From the entries below, gather every line containing the string "this".

> [Records supplied]:
::::::::

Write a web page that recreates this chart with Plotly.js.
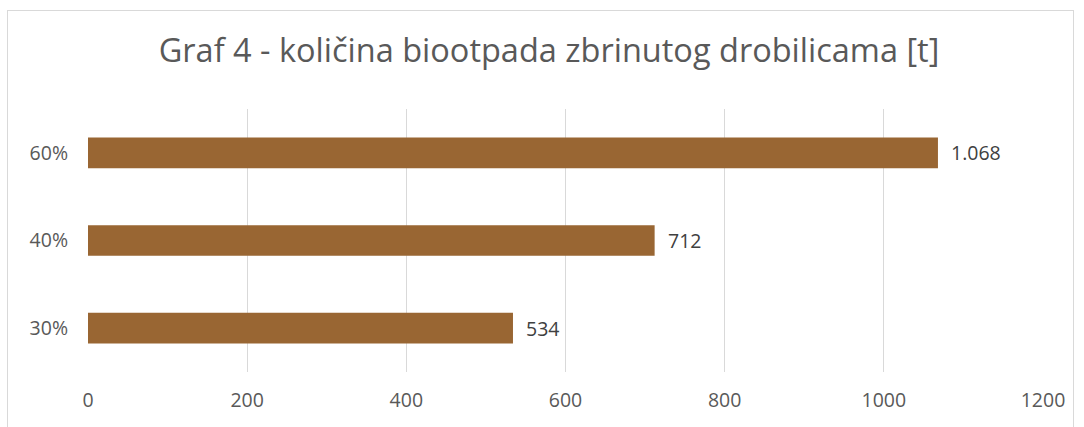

::::::::

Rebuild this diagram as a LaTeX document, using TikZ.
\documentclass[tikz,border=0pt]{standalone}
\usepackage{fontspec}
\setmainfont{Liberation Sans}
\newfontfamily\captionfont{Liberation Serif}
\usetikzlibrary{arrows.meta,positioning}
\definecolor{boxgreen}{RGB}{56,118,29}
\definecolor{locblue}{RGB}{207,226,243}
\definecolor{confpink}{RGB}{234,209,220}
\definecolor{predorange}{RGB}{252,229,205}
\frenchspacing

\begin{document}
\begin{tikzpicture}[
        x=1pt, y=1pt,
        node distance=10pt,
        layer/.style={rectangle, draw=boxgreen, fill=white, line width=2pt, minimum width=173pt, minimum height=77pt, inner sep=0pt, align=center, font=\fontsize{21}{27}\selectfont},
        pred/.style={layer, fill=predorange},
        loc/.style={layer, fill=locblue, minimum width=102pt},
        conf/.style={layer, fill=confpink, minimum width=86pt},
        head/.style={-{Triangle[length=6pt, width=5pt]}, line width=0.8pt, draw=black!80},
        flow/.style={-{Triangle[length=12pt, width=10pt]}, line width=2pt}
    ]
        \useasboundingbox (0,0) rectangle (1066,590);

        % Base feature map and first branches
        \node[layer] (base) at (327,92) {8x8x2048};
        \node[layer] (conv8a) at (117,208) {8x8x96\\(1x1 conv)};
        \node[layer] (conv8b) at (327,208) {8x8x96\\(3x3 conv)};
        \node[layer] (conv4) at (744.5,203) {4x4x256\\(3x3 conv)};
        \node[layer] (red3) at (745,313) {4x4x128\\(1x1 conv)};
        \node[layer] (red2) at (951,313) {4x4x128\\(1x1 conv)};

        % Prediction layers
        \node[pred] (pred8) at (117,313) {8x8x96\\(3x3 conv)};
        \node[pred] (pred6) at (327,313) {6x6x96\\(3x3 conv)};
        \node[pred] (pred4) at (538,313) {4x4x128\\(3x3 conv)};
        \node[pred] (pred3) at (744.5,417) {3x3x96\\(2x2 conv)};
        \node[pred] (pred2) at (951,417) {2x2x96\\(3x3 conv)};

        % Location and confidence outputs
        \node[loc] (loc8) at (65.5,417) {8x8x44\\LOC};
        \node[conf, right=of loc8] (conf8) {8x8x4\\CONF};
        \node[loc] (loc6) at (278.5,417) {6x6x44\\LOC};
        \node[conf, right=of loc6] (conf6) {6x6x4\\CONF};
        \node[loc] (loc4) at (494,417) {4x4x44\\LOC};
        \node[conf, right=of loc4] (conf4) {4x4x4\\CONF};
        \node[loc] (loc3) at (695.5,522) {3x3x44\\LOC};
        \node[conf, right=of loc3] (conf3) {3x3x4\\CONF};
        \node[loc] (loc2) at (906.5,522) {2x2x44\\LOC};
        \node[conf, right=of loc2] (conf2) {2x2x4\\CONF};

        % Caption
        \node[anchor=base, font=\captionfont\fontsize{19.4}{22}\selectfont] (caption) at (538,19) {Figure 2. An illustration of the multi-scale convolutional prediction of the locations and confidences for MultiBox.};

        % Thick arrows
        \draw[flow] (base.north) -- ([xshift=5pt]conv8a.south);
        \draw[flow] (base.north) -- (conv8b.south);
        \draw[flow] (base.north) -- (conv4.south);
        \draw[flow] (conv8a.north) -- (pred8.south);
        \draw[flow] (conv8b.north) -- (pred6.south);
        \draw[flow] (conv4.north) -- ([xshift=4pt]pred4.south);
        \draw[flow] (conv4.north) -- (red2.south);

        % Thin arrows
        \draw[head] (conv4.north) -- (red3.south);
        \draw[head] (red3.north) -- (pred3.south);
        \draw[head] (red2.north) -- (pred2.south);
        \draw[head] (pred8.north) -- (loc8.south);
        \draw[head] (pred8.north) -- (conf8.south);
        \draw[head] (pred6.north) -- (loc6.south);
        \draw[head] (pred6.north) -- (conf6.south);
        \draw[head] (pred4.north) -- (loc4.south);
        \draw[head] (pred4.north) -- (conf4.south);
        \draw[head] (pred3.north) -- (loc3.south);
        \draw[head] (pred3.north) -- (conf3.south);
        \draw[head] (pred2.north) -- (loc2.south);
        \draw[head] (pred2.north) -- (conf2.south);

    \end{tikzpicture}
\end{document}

::::::::

> [Exercise response]:
Write a web page that recreates this chart with Plotly.js.
Rebuild this diagram as a LaTeX document, using TikZ.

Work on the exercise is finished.